> _Task_
Transcribe every line exactly. Leave the pictures behind.

> _Provided data_
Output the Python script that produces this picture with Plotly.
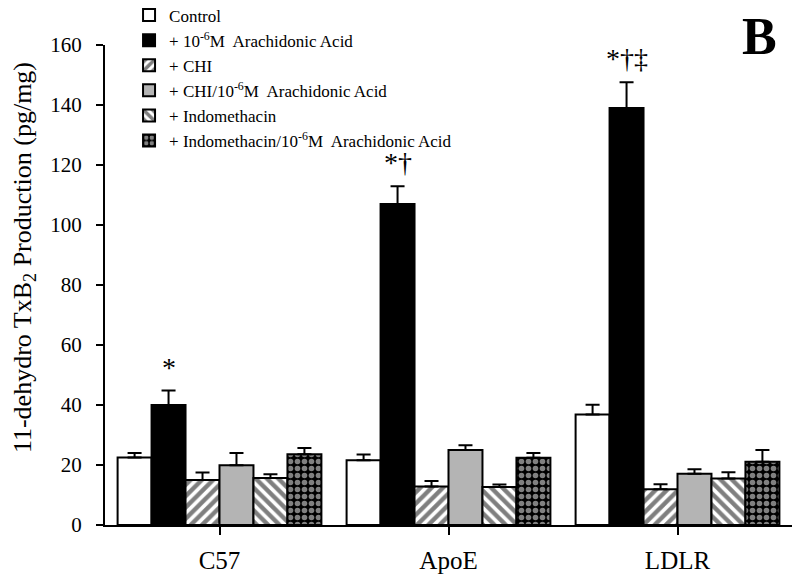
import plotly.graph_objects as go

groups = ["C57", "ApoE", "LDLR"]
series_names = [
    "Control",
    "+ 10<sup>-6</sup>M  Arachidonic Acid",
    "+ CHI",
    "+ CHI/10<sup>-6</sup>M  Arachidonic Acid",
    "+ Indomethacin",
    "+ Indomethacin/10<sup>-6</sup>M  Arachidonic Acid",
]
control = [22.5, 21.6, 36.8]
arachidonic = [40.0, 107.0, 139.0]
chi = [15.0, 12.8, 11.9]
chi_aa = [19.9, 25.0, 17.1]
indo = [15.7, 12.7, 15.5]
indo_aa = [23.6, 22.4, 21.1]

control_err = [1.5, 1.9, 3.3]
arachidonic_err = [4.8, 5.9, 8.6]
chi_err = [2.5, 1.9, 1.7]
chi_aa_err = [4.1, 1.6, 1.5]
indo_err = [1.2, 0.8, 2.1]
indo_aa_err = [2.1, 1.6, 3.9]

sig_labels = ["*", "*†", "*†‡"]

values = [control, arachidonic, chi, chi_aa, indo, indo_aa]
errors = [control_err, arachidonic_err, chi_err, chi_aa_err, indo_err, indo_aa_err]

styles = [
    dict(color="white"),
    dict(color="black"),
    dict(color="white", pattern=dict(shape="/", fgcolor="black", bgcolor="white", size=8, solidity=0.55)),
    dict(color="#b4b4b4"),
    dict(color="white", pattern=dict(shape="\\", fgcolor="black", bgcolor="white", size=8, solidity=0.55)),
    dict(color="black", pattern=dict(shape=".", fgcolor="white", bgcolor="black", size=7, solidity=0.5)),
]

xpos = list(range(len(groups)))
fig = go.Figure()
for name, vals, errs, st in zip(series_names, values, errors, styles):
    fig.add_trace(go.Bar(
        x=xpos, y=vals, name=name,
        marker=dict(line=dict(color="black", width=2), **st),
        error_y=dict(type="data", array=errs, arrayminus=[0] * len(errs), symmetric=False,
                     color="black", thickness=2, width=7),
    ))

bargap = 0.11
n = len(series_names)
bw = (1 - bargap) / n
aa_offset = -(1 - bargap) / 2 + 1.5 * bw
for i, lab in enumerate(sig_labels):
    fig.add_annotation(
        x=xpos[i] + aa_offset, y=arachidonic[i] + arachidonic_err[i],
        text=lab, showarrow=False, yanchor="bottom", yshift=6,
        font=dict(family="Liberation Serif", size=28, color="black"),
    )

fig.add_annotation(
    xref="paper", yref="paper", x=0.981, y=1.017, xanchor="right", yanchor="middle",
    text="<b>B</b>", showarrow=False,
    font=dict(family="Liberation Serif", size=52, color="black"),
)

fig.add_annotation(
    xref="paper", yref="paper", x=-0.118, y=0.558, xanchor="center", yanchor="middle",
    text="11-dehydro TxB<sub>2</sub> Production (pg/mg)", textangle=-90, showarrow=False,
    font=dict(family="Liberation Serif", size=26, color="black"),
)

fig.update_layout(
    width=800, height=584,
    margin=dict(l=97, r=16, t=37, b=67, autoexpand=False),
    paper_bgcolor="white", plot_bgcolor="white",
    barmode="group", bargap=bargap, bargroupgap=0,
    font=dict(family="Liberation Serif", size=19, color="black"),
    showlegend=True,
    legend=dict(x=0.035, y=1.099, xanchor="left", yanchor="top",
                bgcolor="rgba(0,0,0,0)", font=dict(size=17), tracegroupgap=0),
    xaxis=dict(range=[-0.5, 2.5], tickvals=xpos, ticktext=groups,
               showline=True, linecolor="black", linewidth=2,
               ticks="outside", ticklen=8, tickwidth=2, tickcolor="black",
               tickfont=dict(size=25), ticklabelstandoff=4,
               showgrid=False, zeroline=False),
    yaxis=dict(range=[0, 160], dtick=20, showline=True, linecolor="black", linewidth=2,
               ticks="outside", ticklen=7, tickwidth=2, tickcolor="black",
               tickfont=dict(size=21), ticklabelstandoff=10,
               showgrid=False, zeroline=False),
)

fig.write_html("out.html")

> _Response to the exercise_
Output the Python script that produces this picture with Plotly.
import plotly.graph_objects as go

groups = ["C57", "ApoE", "LDLR"]
series_names = [
    "Control",
    "+ 10<sup>-6</sup>M  Arachidonic Acid",
    "+ CHI",
    "+ CHI/10<sup>-6</sup>M  Arachidonic Acid",
    "+ Indomethacin",
    "+ Indomethacin/10<sup>-6</sup>M  Arachidonic Acid",
]
control = [22.5, 21.6, 36.8]
arachidonic = [40.0, 107.0, 139.0]
chi = [15.0, 12.8, 11.9]
chi_aa = [19.9, 25.0, 17.1]
indo = [15.7, 12.7, 15.5]
indo_aa = [23.6, 22.4, 21.1]

control_err = [1.5, 1.9, 3.3]
arachidonic_err = [4.8, 5.9, 8.6]
chi_err = [2.5, 1.9, 1.7]
chi_aa_err = [4.1, 1.6, 1.5]
indo_err = [1.2, 0.8, 2.1]
indo_aa_err = [2.1, 1.6, 3.9]

sig_labels = ["*", "*†", "*†‡"]

values = [control, arachidonic, chi, chi_aa, indo, indo_aa]
errors = [control_err, arachidonic_err, chi_err, chi_aa_err, indo_err, indo_aa_err]

styles = [
    dict(color="white"),
    dict(color="black"),
    dict(color="white", pattern=dict(shape="/", fgcolor="black", bgcolor="white", size=8, solidity=0.55)),
    dict(color="#b4b4b4"),
    dict(color="white", pattern=dict(shape="\\", fgcolor="black", bgcolor="white", size=8, solidity=0.55)),
    dict(color="black", pattern=dict(shape=".", fgcolor="white", bgcolor="black", size=7, solidity=0.5)),
]

xpos = list(range(len(groups)))
fig = go.Figure()
for name, vals, errs, st in zip(series_names, values, errors, styles):
    fig.add_trace(go.Bar(
        x=xpos, y=vals, name=name,
        marker=dict(line=dict(color="black", width=2), **st),
        error_y=dict(type="data", array=errs, arrayminus=[0] * len(errs), symmetric=False,
                     color="black", thickness=2, width=7),
    ))

bargap = 0.11
n = len(series_names)
bw = (1 - bargap) / n
aa_offset = -(1 - bargap) / 2 + 1.5 * bw
for i, lab in enumerate(sig_labels):
    fig.add_annotation(
        x=xpos[i] + aa_offset, y=arachidonic[i] + arachidonic_err[i],
        text=lab, showarrow=False, yanchor="bottom", yshift=6,
        font=dict(family="Liberation Serif", size=28, color="black"),
    )

fig.add_annotation(
    xref="paper", yref="paper", x=0.981, y=1.017, xanchor="right", yanchor="middle",
    text="<b>B</b>", showarrow=False,
    font=dict(family="Liberation Serif", size=52, color="black"),
)

fig.add_annotation(
    xref="paper", yref="paper", x=-0.118, y=0.558, xanchor="center", yanchor="middle",
    text="11-dehydro TxB<sub>2</sub> Production (pg/mg)", textangle=-90, showarrow=False,
    font=dict(family="Liberation Serif", size=26, color="black"),
)

fig.update_layout(
    width=800, height=584,
    margin=dict(l=97, r=16, t=37, b=67, autoexpand=False),
    paper_bgcolor="white", plot_bgcolor="white",
    barmode="group", bargap=bargap, bargroupgap=0,
    font=dict(family="Liberation Serif", size=19, color="black"),
    showlegend=True,
    legend=dict(x=0.035, y=1.099, xanchor="left", yanchor="top",
                bgcolor="rgba(0,0,0,0)", font=dict(size=17), tracegroupgap=0),
    xaxis=dict(range=[-0.5, 2.5], tickvals=xpos, ticktext=groups,
               showline=True, linecolor="black", linewidth=2,
               ticks="outside", ticklen=8, tickwidth=2, tickcolor="black",
               tickfont=dict(size=25), ticklabelstandoff=4,
               showgrid=False, zeroline=False),
    yaxis=dict(range=[0, 160], dtick=20, showline=True, linecolor="black", linewidth=2,
               ticks="outside", ticklen=7, tickwidth=2, tickcolor="black",
               tickfont=dict(size=21), ticklabelstandoff=10,
               showgrid=False, zeroline=False),
)

fig.write_html("out.html")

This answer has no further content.